Reproduce each line from the first in the data through the line that contains "const prodF2 = [0.104, -0.095, -0.017, -0.033];" exactly; give nothing else.

• DATASET SECTION:
>>>>>
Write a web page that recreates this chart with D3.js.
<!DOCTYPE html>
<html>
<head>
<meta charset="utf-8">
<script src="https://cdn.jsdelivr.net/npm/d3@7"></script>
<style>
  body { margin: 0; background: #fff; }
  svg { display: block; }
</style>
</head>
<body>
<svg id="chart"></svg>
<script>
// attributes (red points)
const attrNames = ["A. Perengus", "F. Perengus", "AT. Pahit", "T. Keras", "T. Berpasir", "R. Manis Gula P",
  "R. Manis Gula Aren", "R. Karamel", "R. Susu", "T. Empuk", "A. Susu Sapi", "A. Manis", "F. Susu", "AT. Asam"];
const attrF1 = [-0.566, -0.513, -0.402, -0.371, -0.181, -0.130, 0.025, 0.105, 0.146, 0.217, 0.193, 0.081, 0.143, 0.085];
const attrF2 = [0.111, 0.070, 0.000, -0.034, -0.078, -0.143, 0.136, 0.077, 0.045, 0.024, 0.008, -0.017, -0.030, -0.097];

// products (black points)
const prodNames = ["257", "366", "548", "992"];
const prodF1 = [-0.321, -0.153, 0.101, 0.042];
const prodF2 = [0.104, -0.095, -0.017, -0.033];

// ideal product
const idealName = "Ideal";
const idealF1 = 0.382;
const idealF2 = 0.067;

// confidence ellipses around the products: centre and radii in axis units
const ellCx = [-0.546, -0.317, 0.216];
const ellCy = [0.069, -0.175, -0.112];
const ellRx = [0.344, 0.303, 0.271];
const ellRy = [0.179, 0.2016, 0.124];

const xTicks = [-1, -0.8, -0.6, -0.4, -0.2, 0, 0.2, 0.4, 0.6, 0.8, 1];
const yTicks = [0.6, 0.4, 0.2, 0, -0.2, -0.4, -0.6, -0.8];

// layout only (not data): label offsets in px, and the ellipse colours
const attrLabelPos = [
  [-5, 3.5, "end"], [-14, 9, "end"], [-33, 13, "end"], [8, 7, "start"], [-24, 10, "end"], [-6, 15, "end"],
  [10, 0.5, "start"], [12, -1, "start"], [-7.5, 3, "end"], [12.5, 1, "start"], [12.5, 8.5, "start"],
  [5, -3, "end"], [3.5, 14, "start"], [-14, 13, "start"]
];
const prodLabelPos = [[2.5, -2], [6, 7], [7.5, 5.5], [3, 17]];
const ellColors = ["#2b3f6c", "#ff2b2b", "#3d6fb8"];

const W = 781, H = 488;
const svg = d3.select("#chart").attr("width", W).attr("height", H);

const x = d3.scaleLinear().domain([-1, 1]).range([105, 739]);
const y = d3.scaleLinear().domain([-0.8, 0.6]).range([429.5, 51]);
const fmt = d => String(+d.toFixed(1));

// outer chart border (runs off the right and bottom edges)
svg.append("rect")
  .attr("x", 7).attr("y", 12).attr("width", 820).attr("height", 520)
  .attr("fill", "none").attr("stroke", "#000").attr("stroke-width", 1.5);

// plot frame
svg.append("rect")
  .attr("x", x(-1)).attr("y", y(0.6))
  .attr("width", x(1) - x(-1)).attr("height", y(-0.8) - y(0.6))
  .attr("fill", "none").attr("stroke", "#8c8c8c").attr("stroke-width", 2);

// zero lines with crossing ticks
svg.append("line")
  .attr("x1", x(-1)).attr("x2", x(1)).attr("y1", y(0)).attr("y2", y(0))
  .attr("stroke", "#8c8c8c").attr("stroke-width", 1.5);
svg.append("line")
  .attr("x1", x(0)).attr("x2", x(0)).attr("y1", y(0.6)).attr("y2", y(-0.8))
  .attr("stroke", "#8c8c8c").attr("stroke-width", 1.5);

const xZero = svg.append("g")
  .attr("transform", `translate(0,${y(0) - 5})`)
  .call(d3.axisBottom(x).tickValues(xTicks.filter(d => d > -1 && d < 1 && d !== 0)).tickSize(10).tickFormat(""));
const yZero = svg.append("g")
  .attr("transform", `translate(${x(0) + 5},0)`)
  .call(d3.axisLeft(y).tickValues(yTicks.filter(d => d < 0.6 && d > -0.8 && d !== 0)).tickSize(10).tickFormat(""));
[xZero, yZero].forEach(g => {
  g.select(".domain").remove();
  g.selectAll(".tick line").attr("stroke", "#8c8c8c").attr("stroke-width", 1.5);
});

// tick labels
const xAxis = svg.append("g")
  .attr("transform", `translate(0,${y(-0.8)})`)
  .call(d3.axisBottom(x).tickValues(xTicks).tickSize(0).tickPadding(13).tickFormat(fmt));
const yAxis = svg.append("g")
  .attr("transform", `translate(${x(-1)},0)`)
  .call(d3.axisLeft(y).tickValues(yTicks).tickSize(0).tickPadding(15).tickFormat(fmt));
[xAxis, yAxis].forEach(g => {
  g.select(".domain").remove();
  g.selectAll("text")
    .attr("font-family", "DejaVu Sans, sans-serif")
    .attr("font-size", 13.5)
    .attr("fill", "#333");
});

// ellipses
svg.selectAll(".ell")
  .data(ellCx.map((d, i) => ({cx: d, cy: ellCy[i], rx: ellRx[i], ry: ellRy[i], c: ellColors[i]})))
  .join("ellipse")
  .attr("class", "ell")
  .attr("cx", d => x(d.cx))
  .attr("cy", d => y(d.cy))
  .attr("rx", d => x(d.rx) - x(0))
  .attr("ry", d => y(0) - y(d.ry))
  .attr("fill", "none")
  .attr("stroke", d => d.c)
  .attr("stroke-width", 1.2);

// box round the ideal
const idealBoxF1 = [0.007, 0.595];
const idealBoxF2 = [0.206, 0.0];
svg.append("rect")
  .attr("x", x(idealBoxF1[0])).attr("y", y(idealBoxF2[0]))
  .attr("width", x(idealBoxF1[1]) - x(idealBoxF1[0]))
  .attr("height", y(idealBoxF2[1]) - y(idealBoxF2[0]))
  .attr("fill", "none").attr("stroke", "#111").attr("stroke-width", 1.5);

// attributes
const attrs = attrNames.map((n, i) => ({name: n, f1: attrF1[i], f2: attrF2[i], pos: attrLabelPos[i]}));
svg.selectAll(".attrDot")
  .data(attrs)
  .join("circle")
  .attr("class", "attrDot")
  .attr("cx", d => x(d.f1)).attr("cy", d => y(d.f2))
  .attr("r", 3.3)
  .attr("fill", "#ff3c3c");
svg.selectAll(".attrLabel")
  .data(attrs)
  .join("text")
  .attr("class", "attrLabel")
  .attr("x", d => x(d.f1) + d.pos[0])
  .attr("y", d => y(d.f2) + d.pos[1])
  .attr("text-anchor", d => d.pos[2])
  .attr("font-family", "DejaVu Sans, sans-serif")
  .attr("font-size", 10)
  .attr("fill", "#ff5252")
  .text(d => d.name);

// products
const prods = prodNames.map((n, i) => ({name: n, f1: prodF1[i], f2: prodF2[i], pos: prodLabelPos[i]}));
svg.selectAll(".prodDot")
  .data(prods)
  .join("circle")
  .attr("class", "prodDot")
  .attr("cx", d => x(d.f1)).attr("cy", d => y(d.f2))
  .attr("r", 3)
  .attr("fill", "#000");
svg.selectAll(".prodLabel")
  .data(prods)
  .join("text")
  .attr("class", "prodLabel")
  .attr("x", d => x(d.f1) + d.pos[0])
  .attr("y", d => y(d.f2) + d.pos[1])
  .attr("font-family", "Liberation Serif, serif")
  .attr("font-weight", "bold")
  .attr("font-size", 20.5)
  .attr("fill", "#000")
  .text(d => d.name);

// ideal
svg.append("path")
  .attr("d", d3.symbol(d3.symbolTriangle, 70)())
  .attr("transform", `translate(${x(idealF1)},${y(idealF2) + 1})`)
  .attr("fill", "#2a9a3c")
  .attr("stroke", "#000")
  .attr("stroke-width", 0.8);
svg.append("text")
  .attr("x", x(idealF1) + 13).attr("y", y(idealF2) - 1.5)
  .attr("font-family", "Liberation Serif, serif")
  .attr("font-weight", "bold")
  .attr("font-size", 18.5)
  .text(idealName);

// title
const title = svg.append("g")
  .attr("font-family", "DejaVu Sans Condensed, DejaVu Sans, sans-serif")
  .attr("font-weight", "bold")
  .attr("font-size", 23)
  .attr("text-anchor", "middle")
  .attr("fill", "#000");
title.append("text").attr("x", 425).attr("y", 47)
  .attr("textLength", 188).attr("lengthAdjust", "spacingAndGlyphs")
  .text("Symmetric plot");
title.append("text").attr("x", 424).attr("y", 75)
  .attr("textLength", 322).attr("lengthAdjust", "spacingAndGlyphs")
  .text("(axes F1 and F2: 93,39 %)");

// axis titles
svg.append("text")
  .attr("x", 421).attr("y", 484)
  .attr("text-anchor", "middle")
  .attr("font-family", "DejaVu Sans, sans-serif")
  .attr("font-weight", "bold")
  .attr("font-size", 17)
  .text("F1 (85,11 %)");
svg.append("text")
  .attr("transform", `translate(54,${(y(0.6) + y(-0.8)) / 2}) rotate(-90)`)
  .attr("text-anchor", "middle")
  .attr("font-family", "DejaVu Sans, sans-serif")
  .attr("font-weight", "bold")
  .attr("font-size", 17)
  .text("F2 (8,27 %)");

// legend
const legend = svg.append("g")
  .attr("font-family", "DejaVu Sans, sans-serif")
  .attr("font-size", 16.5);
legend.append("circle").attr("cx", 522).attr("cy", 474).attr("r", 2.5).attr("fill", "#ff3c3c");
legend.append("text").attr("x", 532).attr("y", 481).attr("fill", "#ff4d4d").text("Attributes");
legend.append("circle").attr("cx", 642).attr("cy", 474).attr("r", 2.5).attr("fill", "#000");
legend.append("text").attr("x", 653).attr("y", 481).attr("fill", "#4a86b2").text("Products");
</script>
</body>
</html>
<<<<<
• THE SOLUTION:
Write a web page that recreates this chart with D3.js.
<!DOCTYPE html>
<html>
<head>
<meta charset="utf-8">
<script src="https://cdn.jsdelivr.net/npm/d3@7"></script>
<style>
  body { margin: 0; background: #fff; }
  svg { display: block; }
</style>
</head>
<body>
<svg id="chart"></svg>
<script>
// attributes (red points)
const attrNames = ["A. Perengus", "F. Perengus", "AT. Pahit", "T. Keras", "T. Berpasir", "R. Manis Gula P",
  "R. Manis Gula Aren", "R. Karamel", "R. Susu", "T. Empuk", "A. Susu Sapi", "A. Manis", "F. Susu", "AT. Asam"];
const attrF1 = [-0.566, -0.513, -0.402, -0.371, -0.181, -0.130, 0.025, 0.105, 0.146, 0.217, 0.193, 0.081, 0.143, 0.085];
const attrF2 = [0.111, 0.070, 0.000, -0.034, -0.078, -0.143, 0.136, 0.077, 0.045, 0.024, 0.008, -0.017, -0.030, -0.097];

// products (black points)
const prodNames = ["257", "366", "548", "992"];
const prodF1 = [-0.321, -0.153, 0.101, 0.042];
const prodF2 = [0.104, -0.095, -0.017, -0.033];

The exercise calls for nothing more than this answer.